I do not know if it is the same for dogs but in human beings dietary cholesterol accounts for only 5% of your overall cholesterol level. People with substantially or dangerously high cholesterol levels have an inherited gene that causes them to not process fats correctly and as a result their cholesterol levels are through the roof. The best way to reduce cholesterol levels in human beings is exercise which is probably the same for animals.

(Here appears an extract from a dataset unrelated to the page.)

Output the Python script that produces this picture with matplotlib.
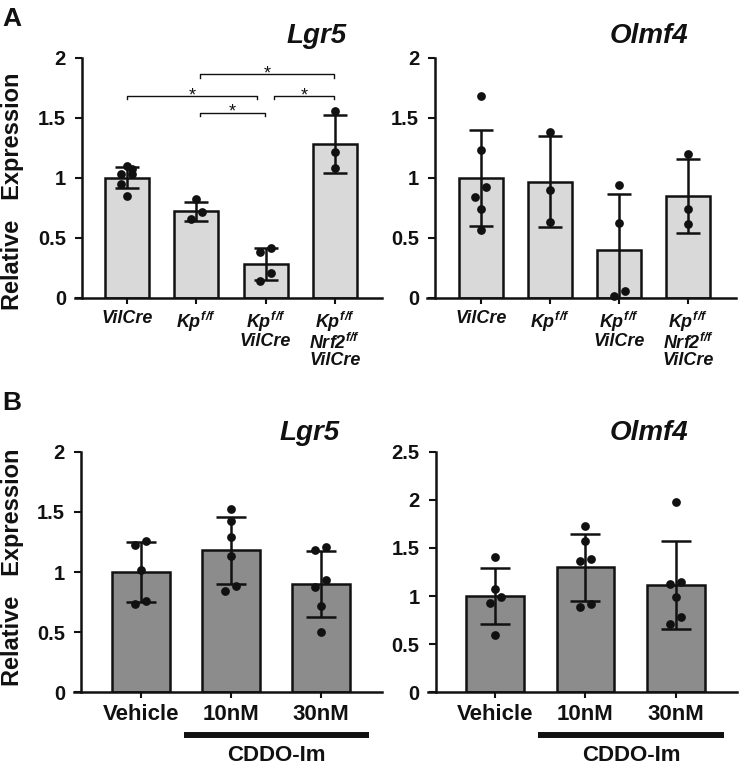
import matplotlib
matplotlib.use('Agg')
import matplotlib.pyplot as plt
import matplotlib.transforms as mtransforms
import numpy as np

plt.rcParams.update({
    'font.family': ['Liberation Sans', 'DejaVu Sans'],
    'mathtext.fontset': 'custom',
    'mathtext.rm': 'Liberation Sans:bold:italic',
    'mathtext.it': 'Liberation Sans:bold:italic',
    'mathtext.bf': 'Liberation Sans:bold:italic',
    'mathtext.sf': 'Liberation Sans:bold:italic',
})

# ---------------- data ----------------
a_groups = ['VilCre', '$Kp^{f/f}$', '$Kp^{f/f}$\nVilCre', '$Kp^{f/f}$\n$Nrf2^{f/f}$\nVilCre']
a_lgr5_mean = [1.00, 0.72, 0.28, 1.28]
a_lgr5_sd = [0.09, 0.08, 0.13, 0.245]
a_lgr5_pts = [[1.097, 1.069, 1.03, 1.027, 0.947, 0.85],
              [0.819, 0.716, 0.655],
              [0.411, 0.378, 0.203, 0.142],
              [1.557, 1.216, 1.082]]
a_lgr5_sig_pairs = [(1, 3), (0, 2), (2, 3), (1, 2)]
a_lgr5_sig_heights = [1.86, 1.68, 1.68, 1.54]

a_olmf4_mean = [1.00, 0.965, 0.40, 0.845]
a_olmf4_sd = [0.40, 0.38, 0.46, 0.31]
a_olmf4_pts = [[1.679, 1.227, 0.922, 0.836, 0.741, 0.564],
               [1.377, 0.897, 0.633],
               [0.938, 0.625, 0.056, 0.017],
               [1.196, 0.736, 0.616]]

b_groups = ['Vehicle', '10nM', '30nM']
b_lgr5_mean = [1.00, 1.18, 0.90]
b_lgr5_sd = [0.25, 0.28, 0.275]
b_lgr5_pts = [[1.26, 1.224, 1.014, 0.756, 0.734],
              [1.524, 1.424, 1.288, 1.133, 0.886, 0.845],
              [1.205, 1.183, 0.934, 0.873, 0.717, 0.501]]
b_olmf4_mean = [1.00, 1.30, 1.115]
b_olmf4_sd = [0.29, 0.35, 0.455]
b_olmf4_pts = [[1.403, 1.077, 0.994, 0.925, 0.595],
               [1.731, 1.575, 1.382, 1.364, 0.914, 0.889],
               [1.981, 1.146, 1.122, 0.994, 0.779, 0.706]]

a_yticks = [0, 0.5, 1, 1.5, 2]
a_yticklabels = ['0', '0.5', '1', '1.5', '2']
b_olmf4_yticks = [0, 0.5, 1, 1.5, 2, 2.5]
b_olmf4_yticklabels = ['0', '0.5', '1', '1.5', '2', '2.5']
treatment_label = 'CDDO-Im'

# ---------------- figure ----------------
W, H = 750, 771
fig = plt.figure(figsize=(W / 100, H / 100), dpi=100)
INK = '#111111'
LW = 1.8


def px_axes(l, t, r, b):
    return fig.add_axes([l / W, 1 - b / H, (r - l) / W, (b - t) / H])


def panel(ax, labels, means, sds, pts, xlim, ylim, yticks, yticklabels, spine_x,
          color, width, capsize, xfs, xstyle):
    x = np.arange(len(labels))
    ax.set_xlim(*xlim)
    ax.set_ylim(*ylim)
    ax.bar(x, means, width=width, color=color, edgecolor=INK, linewidth=LW, zorder=2)
    ax.errorbar(x, means, yerr=sds, fmt='none', ecolor=INK, elinewidth=LW,
                capsize=capsize, capthick=LW, zorder=3)
    # dot placement: pair close points side by side (swarm-like)
    bb = ax.get_position()
    xpx = bb.width * W / (xlim[1] - xlim[0])
    ypx = bb.height * H / (ylim[1] - ylim[0])
    thresh = 11.0
    off = 5.5 / xpx
    for i, vals in enumerate(pts):
        v = sorted(vals)
        xs, ys = [], []
        k = 0
        while k < len(v):
            if k + 1 < len(v) and (v[k + 1] - v[k]) * ypx < thresh:
                xs += [i - off, i + off]
                ys += [v[k], v[k + 1]]
                k += 2
            else:
                xs.append(i)
                ys.append(v[k])
                k += 1
        ax.plot(xs, ys, 'o', color=INK, markersize=6.3, markeredgewidth=0,
                zorder=4, clip_on=False)
    for s in ['top', 'right']:
        ax.spines[s].set_visible(False)
    ax.spines['left'].set_position(('data', spine_x))
    ax.spines['left'].set_bounds(ylim[0], ylim[1])
    for s in ['left', 'bottom']:
        ax.spines[s].set_linewidth(LW)
        ax.spines[s].set_color(INK)
    ax.set_yticks(yticks)
    ax.set_yticklabels(yticklabels, fontsize=14.5, fontweight='bold', color=INK)
    ax.set_xticks(x)
    ax.set_xticklabels(labels, fontsize=xfs, fontweight='bold', fontstyle=xstyle,
                       linespacing=0.95, color=INK)
    ax.tick_params(axis='y', length=5, width=1.5, pad=6.5, color=INK)
    ax.tick_params(axis='x', length=4.5, width=1.5, pad=4, color=INK)


# Panel A
axA1 = px_axes(75, 57.5, 382, 297.7)
panel(axA1, a_groups, a_lgr5_mean, a_lgr5_sd, a_lgr5_pts, (-0.75, 3.68), (0, 2),
      a_yticks, a_yticklabels, -0.65, '#d9d9d9', 0.635, 8.3, 13, 'italic')
axA2 = px_axes(427, 57.5, 736, 297.7)
panel(axA2, a_groups, a_olmf4_mean, a_olmf4_sd, a_olmf4_pts, (-0.776, 3.69), (0, 2),
      a_yticks, a_yticklabels, -0.66, '#d9d9d9', 0.635, 8.3, 13, 'italic')

# significance brackets on A Lgr5
ends = {}
for (g1, g2), h in zip(a_lgr5_sig_pairs, a_lgr5_sig_heights):
    ends.setdefault((g1, h), 0)
    ends.setdefault((g2, h), 0)
    ends[(g1, h)] += 1
    ends[(g2, h)] += 1
for (g1, g2), h in zip(a_lgr5_sig_pairs, a_lgr5_sig_heights):
    i1 = 0.12 if ends[(g1, h)] > 1 else (0.05 if g1 > 0 else 0.0)
    i2 = 0.12 if ends[(g2, h)] > 1 else 0.01
    x1, x2 = g1 + i1, g2 - i2
    axA1.plot([x1, x1, x2, x2], [h - 0.028, h, h, h - 0.028], color=INK, lw=1.0,
              clip_on=False, zorder=5)
    axA1.text((x1 + x2) / 2, h - 0.035, '*', ha='center', va='baseline', fontsize=13,
              color=INK)

# Panel B
axB1 = px_axes(74, 451.7, 382, 692.3)
panel(axB1, b_groups, b_lgr5_mean, b_lgr5_sd, b_lgr5_pts, (-0.744, 2.68), (0, 2),
      a_yticks, a_yticklabels, -0.667, '#8c8c8c', 0.64, 10.8, 16, 'normal')
axB2 = px_axes(428, 451.7, 737, 692.3)
panel(axB2, b_groups, b_olmf4_mean, b_olmf4_sd, b_olmf4_pts, (-0.746, 2.68), (0, 2.5),
      b_olmf4_yticks, b_olmf4_yticklabels, -0.661, '#8c8c8c', 0.64, 10.8, 16, 'normal')

for ax in (axB1, axB2):
    tr = mtransforms.blended_transform_factory(ax.transData, ax.transAxes)
    ax.plot([0.475, 2.54], [-0.176, -0.176], transform=tr, color=INK, lw=4.3,
            solid_capstyle='butt', clip_on=False)
    ax.text(1.51, -0.262, treatment_label, transform=tr, ha='center', va='center',
            fontsize=16, fontweight='bold', color=INK)

# titles
tkw = dict(fontsize=20, fontweight='bold', fontstyle='italic', ha='center', va='center',
           color=INK)
fig.text(316.7 / W, 1 - 36 / H, 'Lgr5', **tkw)
fig.text(649 / W, 1 - 36 / H, 'Olmf4', **tkw)
fig.text(310 / W, 1 - 433 / H, 'Lgr5', **tkw)
fig.text(649 / W, 1 - 433 / H, 'Olmf4', **tkw)

# y labels
ykw = dict(fontsize=17, fontweight='bold', rotation=90, ha='center', va='center',
           color=INK)
fig.text(13 / W, 1 - 191 / H, 'Relative   Expression', **ykw)
fig.text(13 / W, 1 - 567 / H, 'Relative   Expression', **ykw)

# panel letters
fig.text(12 / W, 1 - 19 / H, 'A', fontsize=19, fontweight='bold', ha='center',
         va='center', color=INK)
fig.text(12 / W, 1 - 403 / H, 'B', fontsize=19, fontweight='bold', ha='center',
         va='center', color=INK)

fig.savefig('out.png', dpi=100)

On a side note, are cholesterol levels at all important to a dog? I would think that their lifespans aren't long enough to provide an opportunity for fatty accumulation on arterial lumen. Perhaps in extremely obese dogs??


----------



## moribstatam (Mar 11, 2012)

An increase level of cholesterol affects dogs more than cats. Dogs and cats with high cholesterol are however not predisposed to heart disease as in people. Warning symptoms and signs such as abdominal pain, seizures, patches on the skin, yellow bumps filled with a greasy, fatty fluid and nervous system abnormalities may be an indication that your pet has high cholesterol.


----------



## vcm5 (Apr 20, 2011)

Hey, I know this isn't exactly the topic here, but I have never given Riley raw eggs and I was wondering - do you crack them for them? Give them whole? Put them in food? How do you give it to them exactly? Thanks!


----------



## Molly's Mum (Apr 1, 2011)

I'll be interested to hear what others think and do Valerie. For Molly I crack the egg for her and throw away the shell, I read somewhere that the shell is high in calcium and shouldn't be fed to the dog. But I'm not sure about that so would be interested to hear what others do


----------



## GoldenCamper (Dec 21, 2009)

Go ahead and feed the shell too. No need for a mortar and pestle or anything, your fingers can crunch them up into tiny enough pieces. Eggs are natures perfect food when fed in entirety.


----------



## goldhaven (Sep 3, 2009)

I feed all 4 of mine eggs but none of them will eat the shells. They just lick around it. I save all my eggshells to dry and grind to make bone meal. I use this to make a raw food for my daughters 15 year old Chihuahua. She has no teeth and major allergies so I have started her on ground turkey. I mix the bone meal into it for calcium along with some other stuff. I also make my guys some meatball treats and add in the bonemeal for added calcium.


----------



## newport (Aug 8, 2011)

Can I ask "maybe" a stupid question? If dogs are suppose to eat meat- raw meat etc.... why would they have to have low cholestrol? I never heard of such a test being done on a dog? I feed lola a raw diet. It consists of mostly turkey and chicken for the protein. I never thought dogs had to watch their cholestrol. Thanks for any education you can give me!


----------



## newport (Aug 8, 2011)

GoldenCamper said:


> *Go ahead and feed the shell too*. No need for a mortar and pestle or anything, your fingers can crunch them up into tiny enough pieces. Eggs are natures perfect food when fed in entirety.


I had heard that the raw shells could carry ecoli (spelling...) and that it was better to not give them the shells unless you bake them in the oven first-- The only reason you would give them the shells is for the calcium anyway.


----------



## Pointgold (Jun 6, 2007)

I have fed both raw and hard boiled eggs, always shell on, for years. I have gotten them fresh from the farm, and at the supermarket. Never had any problems. 

This article may help dispel some myths about eggs for dogs.

Feeding Your Dog Raw Eggs – Good Or Bad? | Dogs Naturally Magazine


----------



## Sally's Mom (Sep 20, 2010)

I find a higher cholesterol sometimes correlates with hypothyroidism ......


----------



## morbidangel (Dec 19, 2011)

*Nishka gets a boiled egg every evening mixed with her kibbles ...**its been around 4 months I've been doing that & her cholesterol level checked last month was fine .. if your wondering why i give her a boiled egg, cuz she just wont eat royal canin else wise  . i do at times leave the yolk out & she still loves it .. nuts about eggs  well am too  *


----------



## morbidangel (Dec 19, 2011)

*& i prefer organic eggs & i leave the shell cause it's just too complicated for me with all the mix reviews about the shell i would rather prefer a calcium supplement  *


----------



## geenz (Aug 3, 2011)

Murphy loves raw eggs too. The first few times I gave him one he wasn't sure what to do with it, he just sat there licking it until I cracked it for him, but now he gets out there and cracks it himself, eats it all up and spends about 10 minutes licking the grass to get every last smidge of egg


----------



## Jige (Mar 17, 2011)

The last time she was tested her cholesterol was on the lower end even with all the eggs. It could be that she is a VERY hyper dog. She eats 3cups of food a day and has no body fat at all.


----------